Source code of charts
__________________________________________________

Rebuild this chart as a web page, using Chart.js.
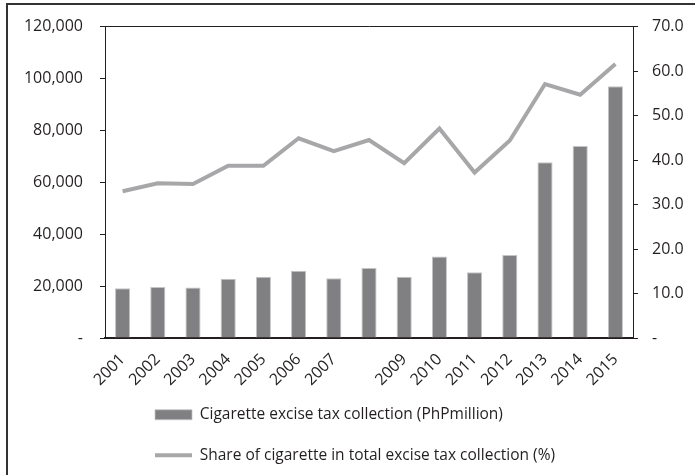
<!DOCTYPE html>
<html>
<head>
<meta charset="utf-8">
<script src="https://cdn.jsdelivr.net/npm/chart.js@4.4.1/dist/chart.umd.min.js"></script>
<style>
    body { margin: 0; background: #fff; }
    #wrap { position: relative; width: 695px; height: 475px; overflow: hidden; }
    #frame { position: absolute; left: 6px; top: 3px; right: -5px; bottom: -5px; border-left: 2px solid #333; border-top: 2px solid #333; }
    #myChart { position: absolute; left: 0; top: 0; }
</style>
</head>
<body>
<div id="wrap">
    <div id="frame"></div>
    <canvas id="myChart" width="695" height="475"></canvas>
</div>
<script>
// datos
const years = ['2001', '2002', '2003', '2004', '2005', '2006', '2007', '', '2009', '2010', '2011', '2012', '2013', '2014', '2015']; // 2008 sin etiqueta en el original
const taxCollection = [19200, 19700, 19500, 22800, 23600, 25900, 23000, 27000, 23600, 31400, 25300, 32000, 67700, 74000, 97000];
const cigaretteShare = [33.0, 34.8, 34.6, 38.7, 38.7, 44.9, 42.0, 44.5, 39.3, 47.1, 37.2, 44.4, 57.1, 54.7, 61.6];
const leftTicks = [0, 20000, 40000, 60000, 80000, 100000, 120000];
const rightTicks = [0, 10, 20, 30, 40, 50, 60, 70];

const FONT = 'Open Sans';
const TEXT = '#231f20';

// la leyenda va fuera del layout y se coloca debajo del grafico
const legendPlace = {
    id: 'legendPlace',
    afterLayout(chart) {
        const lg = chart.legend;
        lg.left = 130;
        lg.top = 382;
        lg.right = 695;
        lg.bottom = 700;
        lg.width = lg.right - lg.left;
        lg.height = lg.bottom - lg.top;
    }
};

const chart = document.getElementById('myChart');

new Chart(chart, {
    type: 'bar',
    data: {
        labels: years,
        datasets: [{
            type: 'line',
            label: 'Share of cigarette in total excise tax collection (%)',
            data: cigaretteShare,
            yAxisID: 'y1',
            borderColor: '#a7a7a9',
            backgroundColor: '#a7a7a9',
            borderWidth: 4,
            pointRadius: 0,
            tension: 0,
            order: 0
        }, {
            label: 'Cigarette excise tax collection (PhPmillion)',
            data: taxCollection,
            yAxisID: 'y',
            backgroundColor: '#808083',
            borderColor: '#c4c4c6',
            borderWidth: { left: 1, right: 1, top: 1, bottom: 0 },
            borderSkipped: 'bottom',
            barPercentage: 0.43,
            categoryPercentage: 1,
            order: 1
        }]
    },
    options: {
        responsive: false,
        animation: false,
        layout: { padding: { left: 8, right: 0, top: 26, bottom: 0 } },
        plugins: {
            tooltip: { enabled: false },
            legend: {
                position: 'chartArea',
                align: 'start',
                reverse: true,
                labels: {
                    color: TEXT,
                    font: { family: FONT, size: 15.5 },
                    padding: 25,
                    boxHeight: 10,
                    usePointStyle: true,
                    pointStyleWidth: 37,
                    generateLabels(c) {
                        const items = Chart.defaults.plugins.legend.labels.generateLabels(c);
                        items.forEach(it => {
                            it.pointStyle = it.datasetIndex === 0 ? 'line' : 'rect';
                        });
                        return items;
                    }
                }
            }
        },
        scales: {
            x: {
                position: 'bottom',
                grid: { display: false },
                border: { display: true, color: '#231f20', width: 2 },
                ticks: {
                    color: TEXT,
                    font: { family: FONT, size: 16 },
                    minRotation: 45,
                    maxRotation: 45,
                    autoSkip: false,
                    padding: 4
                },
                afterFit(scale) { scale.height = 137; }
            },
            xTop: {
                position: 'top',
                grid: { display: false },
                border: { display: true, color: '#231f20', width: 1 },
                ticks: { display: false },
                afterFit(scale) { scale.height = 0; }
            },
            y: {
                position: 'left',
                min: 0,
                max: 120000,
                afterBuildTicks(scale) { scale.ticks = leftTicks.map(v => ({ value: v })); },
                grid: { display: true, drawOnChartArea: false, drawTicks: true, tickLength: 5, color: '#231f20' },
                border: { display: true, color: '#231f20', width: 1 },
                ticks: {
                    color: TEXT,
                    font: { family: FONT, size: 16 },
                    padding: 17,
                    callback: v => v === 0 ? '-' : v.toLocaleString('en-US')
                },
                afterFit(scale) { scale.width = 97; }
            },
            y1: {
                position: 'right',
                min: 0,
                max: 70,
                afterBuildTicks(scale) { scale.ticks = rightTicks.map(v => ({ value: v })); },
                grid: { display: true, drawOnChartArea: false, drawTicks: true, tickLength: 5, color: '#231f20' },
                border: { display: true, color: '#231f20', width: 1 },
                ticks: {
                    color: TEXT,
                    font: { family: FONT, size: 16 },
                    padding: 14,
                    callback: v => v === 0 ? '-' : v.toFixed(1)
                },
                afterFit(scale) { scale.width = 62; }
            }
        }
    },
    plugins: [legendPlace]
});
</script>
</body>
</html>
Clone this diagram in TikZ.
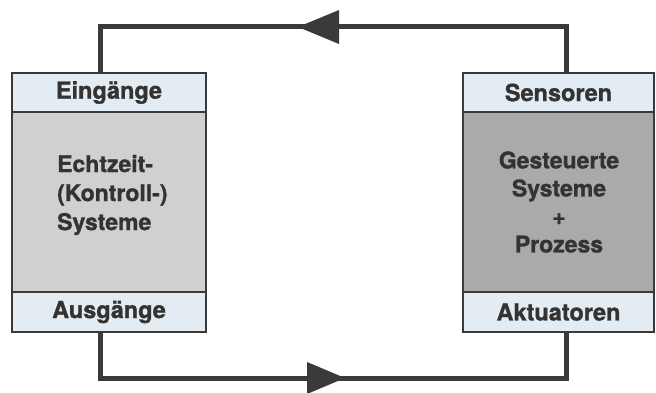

__________________________________________________

_GIVEN INSTRUCTION_
How many lines of the listing above include the word "this"? Reply with the number alone.

_COMPLETED EXERCISE_
2